5. Corpus commune

Как мы установили выше, коннотация «насилие» может быть перенесена на все дискурсы русского и немецкого языков, в том числе на религиозные. Однако метафорика и символика религиозного дискурса используются также для того, чтобы показать потенциальную возможность избавления от связки дискурса и насилия; это избавление состоит не в чем ином, как в повторении страданий в рамках самого дискурса.

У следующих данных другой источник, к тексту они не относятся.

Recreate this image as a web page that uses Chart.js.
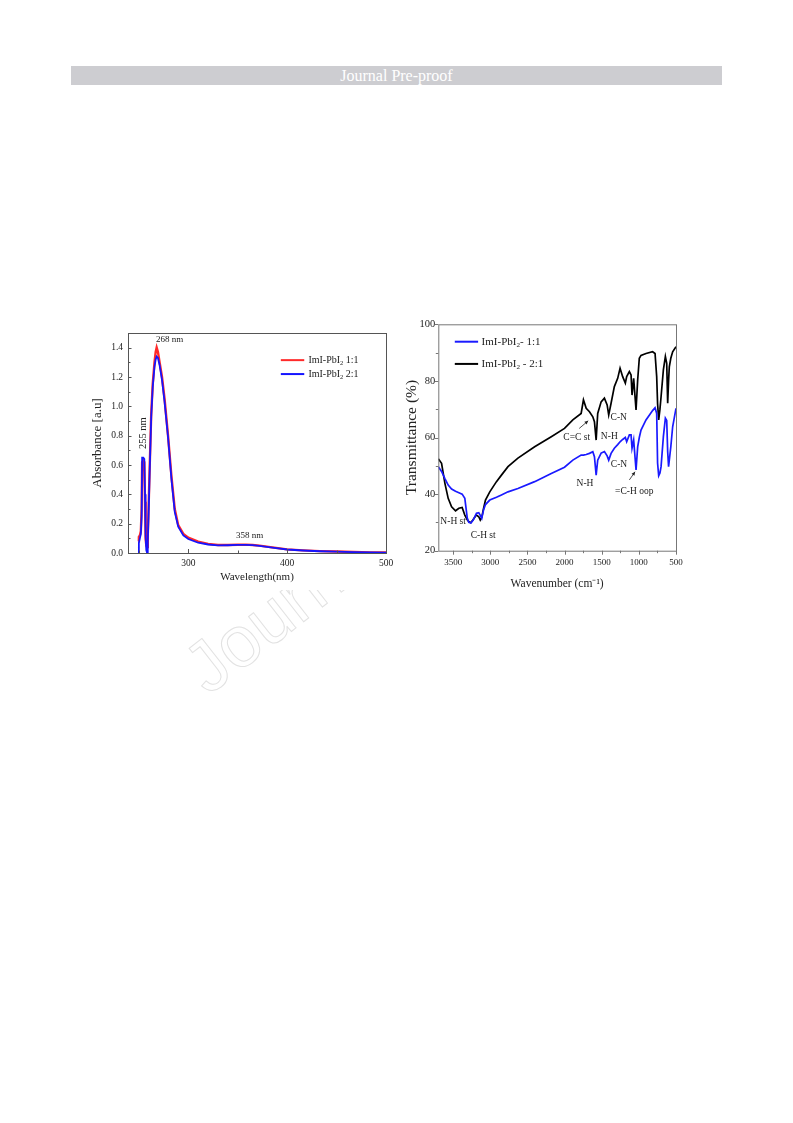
<!DOCTYPE html>
<html>
<head>
<meta charset="utf-8">
<script src="https://cdn.jsdelivr.net/npm/chart.js@4.4.1/dist/chart.umd.min.js"></script>
<style>
  body { margin: 0; background: #fff; width: 793px; height: 1123px; position: relative; overflow: hidden; font-family: "Liberation Serif", serif; }
  #header { position: absolute; left: 71px; top: 66px; width: 651px; height: 19px; background: #cdcdd1; color: #fff; font-size: 16px; line-height: 19px; text-align: center; }
  #wm { position: absolute; left: 215px; top: 633px; font-family: "Liberation Sans", sans-serif; font-size: 72px; line-height: 72px; white-space: nowrap; color: transparent; -webkit-text-stroke: 1px #e2e2e2; transform-origin: 0 100%; transform: rotate(-38deg); }
  .box { position: absolute; background: #fff; }
  #uvBox { left: 85px; top: 320px; width: 315px; height: 270px; }
  #irBox { left: 400px; top: 315px; width: 290px; height: 280px; }
</style>
</head>
<body>
<div id="header">Journal Pre-proof</div>
<div id="wm">Journal</div>
<div class="box" id="uvBox"><canvas id="uv" width="315" height="270"></canvas></div>
<div class="box" id="irBox"><canvas id="ir" width="290" height="280"></canvas></div>
<script>
// --- UV-vis (gauche) ---
const uvWavelength = [249.5, 250, 251, 252, 252.8, 253.3, 254.5, 255.5, 256.2, 256.8, 257.5, 258.3, 259, 259.8, 260.8, 262.5, 264, 265.8, 267, 268, 269.3, 271, 273.4, 276, 279.5, 283, 286.3, 289.8, 295, 300, 310, 320, 330, 340, 350, 358, 365, 372, 385, 400, 416, 433, 450, 467, 484, 500];
const uvRed  = [0.08, 0.11, 0.12, 0.15, 0.30, 0.62, 0.63, 0.62, 0.35, 0.10, 0.05, 0.04, 0.12, 0.30, 0.55, 0.95, 1.15, 1.30, 1.37, 1.40, 1.37, 1.30, 1.20, 1.05, 0.80, 0.52, 0.30, 0.19, 0.13, 0.105, 0.078, 0.062, 0.055, 0.055, 0.056, 0.057, 0.055, 0.050, 0.038, 0.025, 0.018, 0.013, 0.010, 0.007, 0.004, 0.003];
const uvBlue = [0.0, 0.07, 0.10, 0.13, 0.25, 0.65, 0.65, 0.64, 0.40, 0.12, 0.02, 0.0, 0.08, 0.25, 0.52, 0.93, 1.13, 1.27, 1.32, 1.34, 1.33, 1.28, 1.18, 1.03, 0.79, 0.50, 0.28, 0.18, 0.12, 0.095, 0.070, 0.058, 0.052, 0.053, 0.055, 0.056, 0.054, 0.049, 0.037, 0.024, 0.017, 0.012, 0.009, 0.006, 0.004, 0.003];
const uvXTicks = [300, 400, 500];
const uvXMinor = [250, 350, 450];
const uvYTicks = [0, 0.2, 0.4, 0.6, 0.8, 1.0, 1.2, 1.4];
const uvYMinor = [0.1, 0.3, 0.5, 0.7, 0.9, 1.1, 1.3];

// --- FTIR (droite) ---
const irWavenumber = [3700, 3656, 3611, 3567, 3521, 3468, 3423, 3379, 3343, 3310, 3290, 3262, 3230, 3200, 3186, 3155, 3135, 3115, 3090, 3065, 3007, 2917, 2850, 2762, 2628, 2403, 2179, 2001, 1889, 1777, 1746, 1709, 1665, 1620, 1598, 1575, 1554, 1508, 1464, 1427, 1406, 1374, 1330, 1285, 1253, 1218, 1182, 1164, 1128, 1105, 1092, 1070, 1038, 1016, 994, 971, 904, 815, 782, 760, 748, 733, 716, 701, 670, 643, 625, 612, 600, 590, 570, 545, 500];
const irBlack = [52.5, 50.9, 43.8, 38.5, 35.5, 34.1, 35.0, 35.3, 32.6, 30.9, 30.3, 29.9, 31.0, 32.2, 32.6, 32.0, 30.8, 31.8, 35.0, 37.9, 40.8, 44.4, 46.7, 49.7, 52.7, 56.7, 60.3, 63.2, 66.2, 68.5, 73.3, 70.3, 69.1, 67.3, 65.6, 59.1, 68.5, 72.6, 73.9, 71.5, 68.0, 72.1, 78.0, 80.9, 84.5, 81.5, 79.2, 81.5, 83.3, 82.1, 75.0, 80.9, 69.7, 80.3, 88.0, 89.0, 89.7, 90.3, 89.7, 81.5, 72.0, 66.2, 70.0, 74.4, 83.9, 88.6, 86.2, 72.1, 80.0, 85.0, 88.0, 90.3, 92.1];
const irBlue  = [49.7, 48.0, 45.5, 43.2, 41.8, 41.0, 40.5, 40.0, 38.5, 31.5, 30.0, 29.8, 30.8, 32.5, 33.2, 33.4, 32.5, 31.4, 34.5, 36.3, 37.9, 38.9, 39.7, 40.8, 42.0, 44.4, 47.3, 49.5, 52.0, 53.8, 53.8, 54.0, 54.4, 55.0, 53.2, 46.7, 52.0, 54.5, 55.0, 53.5, 52.0, 54.4, 56.2, 57.5, 58.5, 59.3, 60.0, 58.5, 60.9, 60.9, 56.2, 59.1, 48.5, 56.7, 60.0, 62.6, 66.2, 69.5, 70.5, 68.5, 51.0, 46.5, 47.5, 49.7, 60.3, 66.8, 66.0, 55.0, 49.7, 52.0, 56.7, 63.8, 70.3];
const irXTicks = [3500, 3000, 2500, 2000, 1500, 1000, 500];
const irXMinor = [3250, 2750, 2250, 1750, 1250, 750];
const irYTicks = [20, 40, 60, 80, 100];
const irYMinor = [30, 50, 70, 90];

const serif = "'Liberation Serif', 'Times New Roman', serif";
const ink = '#222';

const pts = (xs, ys) => xs.map((x, i) => ({ x: x, y: ys[i] }));

// Cadre + graduations (vers l'intérieur ou l'extérieur)
const frameTicks = {
    id: 'frameTicks',
    afterDraw(chart, args, o) {
        const { ctx, chartArea: a, scales: { x, y } } = chart;
        const d = o.inward ? -1 : 1;
        ctx.save();
        ctx.strokeStyle = o.color;
        ctx.lineWidth = 1;
        ctx.strokeRect(a.left + 0.5, a.top + 0.5, a.right - a.left, a.bottom - a.top);
        ctx.beginPath();
        const tx = (v, len) => { const p = Math.round(x.getPixelForValue(v)) + 0.5; ctx.moveTo(p, a.bottom); ctx.lineTo(p, a.bottom + d * len); };
        const ty = (v, len) => { const p = Math.round(y.getPixelForValue(v)) + 0.5; ctx.moveTo(a.left, p); ctx.lineTo(a.left - d * len, p); };
        o.xMajor.forEach(v => tx(v, 4));
        o.xMinor.forEach(v => tx(v, 2.5));
        o.yMajor.forEach(v => ty(v, 3.5));
        o.yMinor.forEach(v => ty(v, 2.5));
        ctx.stroke();
        ctx.restore();
    }
};

// Légende et annotations dessinées en coordonnées de données
const notes = {
    id: 'notes',
    afterDraw(chart, args, o) {
        const { ctx, scales: { x, y } } = chart;
        ctx.save();
        ctx.fillStyle = ink;
        ctx.strokeStyle = ink;
        (o.labels || []).forEach(l => {
            ctx.save();
            ctx.font = l.size + 'px ' + serif;
            ctx.textAlign = 'center';
            ctx.textBaseline = 'middle';
            ctx.translate(x.getPixelForValue(l.x), y.getPixelForValue(l.y));
            if (l.rot) ctx.rotate(l.rot);
            ctx.fillText(l.t, 0, 0);
            ctx.restore();
        });
        (o.arrows || []).forEach(ar => {
            const x0 = x.getPixelForValue(ar[0]), y0 = y.getPixelForValue(ar[1]);
            const x1 = x.getPixelForValue(ar[2]), y1 = y.getPixelForValue(ar[3]);
            const ang = Math.atan2(y1 - y0, x1 - x0);
            ctx.lineWidth = 0.8;
            ctx.beginPath(); ctx.moveTo(x0, y0); ctx.lineTo(x1, y1); ctx.stroke();
            ctx.beginPath();
            ctx.moveTo(x1, y1);
            ctx.lineTo(x1 - 4 * Math.cos(ang - 0.45), y1 - 4 * Math.sin(ang - 0.45));
            ctx.lineTo(x1 - 4 * Math.cos(ang + 0.45), y1 - 4 * Math.sin(ang + 0.45));
            ctx.closePath(); ctx.fill();
        });
        const lg = o.legend;
        if (lg) {
            lg.rows.forEach(r => {
                const py = y.getPixelForValue(r.y);
                ctx.strokeStyle = r.color;
                ctx.lineWidth = 2;
                ctx.beginPath(); ctx.moveTo(x.getPixelForValue(lg.x0), py); ctx.lineTo(x.getPixelForValue(lg.x1), py); ctx.stroke();
                let px = x.getPixelForValue(lg.tx);
                ctx.fillStyle = ink;
                ctx.textAlign = 'left';
                ctx.textBaseline = 'middle';
                ctx.font = lg.size + 'px ' + serif;
                ctx.fillText(r.main, px, py);
                px += ctx.measureText(r.main).width;
                ctx.font = (lg.size * 0.65) + 'px ' + serif;
                ctx.fillText(r.sub, px, py + lg.size * 0.3);
                px += ctx.measureText(r.sub).width;
                ctx.font = lg.size + 'px ' + serif;
                ctx.fillText(r.rest, px, py);
            });
        }
        ctx.restore();
    }
};

const uvChart = new Chart(document.getElementById('uv'), {
    type: 'line',
    data: {
        datasets: [
            { label: 'ImI-PbI2 2:1', data: pts(uvWavelength, uvBlue), borderColor: '#1414ff', borderWidth: 1.8, pointRadius: 0, tension: 0 },
            { label: 'ImI-PbI2 1:1', data: pts(uvWavelength, uvRed), borderColor: '#ff2a2a', borderWidth: 2.4, pointRadius: 0, tension: 0 }
        ]
    },
    options: {
        responsive: false,
        animation: false,
        layout: { padding: { top: 13, right: 14, left: 0, bottom: 0 } },
        plugins: {
            legend: { display: false },
            tooltip: { enabled: false },
            frameTicks: { color: '#555', inward: true, xMajor: uvXTicks, xMinor: uvXMinor, yMajor: uvYTicks, yMinor: uvYMinor },
            notes: {
                labels: [
                    { t: '268 nm', x: 281, y: 1.453, size: 9 },
                    { t: '255 nm', x: 254.2, y: 0.817, size: 10.5, rot: -Math.PI / 2 },
                    { t: '358 nm', x: 362, y: 0.12, size: 9 }
                ],
                legend: {
                    x0: 393.6, x1: 417.3, tx: 421.5, size: 10,
                    rows: [
                        { y: 1.315, color: '#ff2a2a', main: 'ImI-PbI', sub: '2', rest: ' 1:1' },
                        { y: 1.22, color: '#1414ff', main: 'ImI-PbI', sub: '2', rest: ' 2:1' }
                    ]
                }
            }
        },
        scales: {
            x: {
                type: 'linear', min: 239, max: 500,
                afterBuildTicks: s => { s.ticks = uvXTicks.map(v => ({ value: v })); },
                afterFit: s => { s.height = 37; },
                grid: { display: false, drawTicks: false },
                border: { display: false },
                ticks: { padding: 5, color: ink, font: { family: serif, size: 9.5 }, maxRotation: 0 },
                title: { display: true, text: 'Wavelength(nm)', color: ink, font: { family: serif, size: 11 }, padding: { top: 0, bottom: 6.4 } }
            },
            y: {
                type: 'linear', min: 0, max: 1.5,
                afterBuildTicks: s => { s.ticks = uvYTicks.map(v => ({ value: v })); },
                afterFit: s => { s.width = 43; },
                grid: { display: false, drawTicks: false },
                border: { display: false },
                ticks: { padding: 5, color: ink, font: { family: serif, size: 9.5 }, callback: v => v.toFixed(1) },
                title: { display: true, text: 'Absorbance [a.u]', color: ink, font: { family: serif, size: 13 }, padding: { top: 5.2, bottom: 0 } }
            }
        }
    },
    plugins: [frameTicks, notes]
});

const irChart = new Chart(document.getElementById('ir'), {
    type: 'line',
    data: {
        datasets: [
            { label: 'ImI-PbI2- 1:1', data: pts(irWavenumber, irBlue), borderColor: '#1a1aff', borderWidth: 1.7, pointRadius: 0, tension: 0 },
            { label: 'ImI-PbI2 - 2:1', data: pts(irWavenumber, irBlack), borderColor: '#000', borderWidth: 1.7, pointRadius: 0, tension: 0 }
        ]
    },
    options: {
        responsive: false,
        animation: false,
        layout: { padding: { top: 9.3, right: 14, left: 0, bottom: 0 } },
        plugins: {
            legend: { display: false },
            tooltip: { enabled: false },
            frameTicks: { color: '#777', inward: false, xMajor: irXTicks, xMinor: irXMinor, yMajor: irYTicks, yMinor: irYMinor },
            notes: {
                labels: [
                    { t: 'N-H st', x: 3500, y: 30.2, size: 9.5 },
                    { t: 'C-H st', x: 3096, y: 25.5, size: 9.5 },
                    { t: 'C=C st', x: 1837, y: 60.1, size: 9.5 },
                    { t: 'N-H', x: 1398, y: 60.3, size: 9.5 },
                    { t: 'C-N', x: 1271, y: 67.2, size: 9.5 },
                    { t: 'N-H', x: 1725, y: 43.7, size: 9.5 },
                    { t: 'C-N', x: 1267, y: 50.3, size: 9.5 },
                    { t: '=C-H oop', x: 1062, y: 40.8, size: 9.5 }
                ],
                arrows: [
                    [1803, 63.2, 1682, 65.9],
                    [1128, 45.0, 1051, 47.9]
                ],
                legend: {
                    x0: 3478, x1: 3164, tx: 3117, size: 11,
                    rows: [
                        { y: 93.85, color: '#1a1aff', main: 'ImI-PbI', sub: '2', rest: '- 1:1' },
                        { y: 86.0, color: '#000', main: 'ImI-PbI', sub: '2', rest: ' - 2:1' }
                    ]
                }
            }
        },
        scales: {
            x: {
                type: 'linear', min: 500, max: 3700, reverse: true,
                afterBuildTicks: s => { s.ticks = irXTicks.map(v => ({ value: v })); },
                afterFit: s => { s.height = 44.3; },
                grid: { display: false, drawTicks: false },
                border: { display: false },
                ticks: { padding: 7, color: ink, font: { family: serif, size: 9 }, maxRotation: 0, callback: v => String(v) },
                title: { display: true, text: 'Wavenumber (cm⁻¹)', color: ink, font: { family: serif, size: 11.5 }, padding: { top: 0, bottom: 3.8 } }
            },
            y: {
                type: 'linear', min: 20, max: 100,
                afterBuildTicks: s => { s.ticks = irYTicks.map(v => ({ value: v })); },
                afterFit: s => { s.width = 38.3; },
                grid: { display: false, drawTicks: false },
                border: { display: false },
                ticks: { padding: 3, color: ink, font: { family: serif, size: 10.5 } },
                title: { display: true, text: 'Transmittance (%)', color: ink, font: { family: serif, size: 15.5 }, padding: { top: 3, bottom: 0 } }
            }
        }
    },
    plugins: [frameTicks, notes]
});
</script>
</body>
</html>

Формула причастия из камеры 26 отсылает в своей метафорической переакцентуации к пролиферации дискурсов:

Камера 26 дурх дас ламм дас вир ерхальтен вирд хир

дер генусс дес альтен остерламмес абгетан унд

дер вархайт мусс дас цайхен унд ди нахт

дем лихьте вайхен унд дас нойе

фэнгт нун ан дизес брот

зольст ду эрхебен

вельхес лебт

унд гибт

дас

л

е

б

е

н

Формула причастия не только графически согласуется с приписываемой Ленину цитатой из начала второй части. Там выдвигается требование с наслаждением и пользой «для общего дела»[864] отдаваться «сочащемуся кровавой спермой насилия хую тоталитаризма». Обе формы избавления сопряжены с требованием поглотить corpus (корпус текстов или corpus Christi) и таким образом повторить страдания. «Общее дело» дискурсов/языка должно быть интериоризовано как тоталитарное насилие и одновременно как тело Христово, – в фигуре повторения заложена надежда на различие.

В этом контексте объясняется и стилизация «Владимира Сорокина» как Христа (постмодернистское imitatio Christi). Мы видели, что Сорокина распинают (камера 25) или что «кал» Маргариты-Гретхен ложится на его лицо в форме креста. И раз «Владимир Сорокин», это «я текста», повторяет все дискурсы вместе с их прагматическими импликациями насилия, то он приносит в жертву самого себя, но жертва совершается ради нового начала, которое есть и новое начало языка[865]:

ем как впервые в жизни как родился только что через еду мы возрождаемся как фениксы как Озирисы как Дионисы как Христы (С. 808).

Однако в жертвенной роли поэта как козла отпущения, как Христа нет ничего особо оригинального, это, напротив, застывший элемент литературного дискурса, в таком качестве дискурсу имманентный. Потому метадискурсивная установка Сорокина делает возможным трансцендирование и драматической финальной декларации авторского «я»: после «выстреле мой тело большая берта в неб велик германия» в русском издании следуют двенадцать крупноформатных черно-белых фотографий, на которых можно увидеть Владимира Георгиевича Сорокина в очевидным образом прекрасной физической форме[866]. Иной, нежели невербальный, итог этой метадискурсивной демонстрации показался бы непоследовательным[867].

«Месяц в Дахау», текст, полный чужих традированных речевых форм, – это во многих отношениях обновление литературного дискурса, если не сказать социокультурной практики нашего обращения с недавним прошлым. Тематически текст попадает в дискурсивную традицию посттоталитарной литературы, посвященной национал-социализму и концентрационным лагерям, но этот референциальный уровень вторичен по отношению к первичному уровню дискурсов, через которые – с опорой на позволяющие себя интерпретировать, то есть не всегда однозначно классифицируемые факты – передается историческое знание[868]. Но сами эти дискурсы – чтобы повториться в последний раз – инфицированы тоталитаризмом. Если читатели этого еще не осознали, то чтение «Месяца в Дахау» способно высвободить присущее дискурсам насилие – переваривание «тяжелой пищи» иногда можно стимулировать ударами, причем не только выше пояса.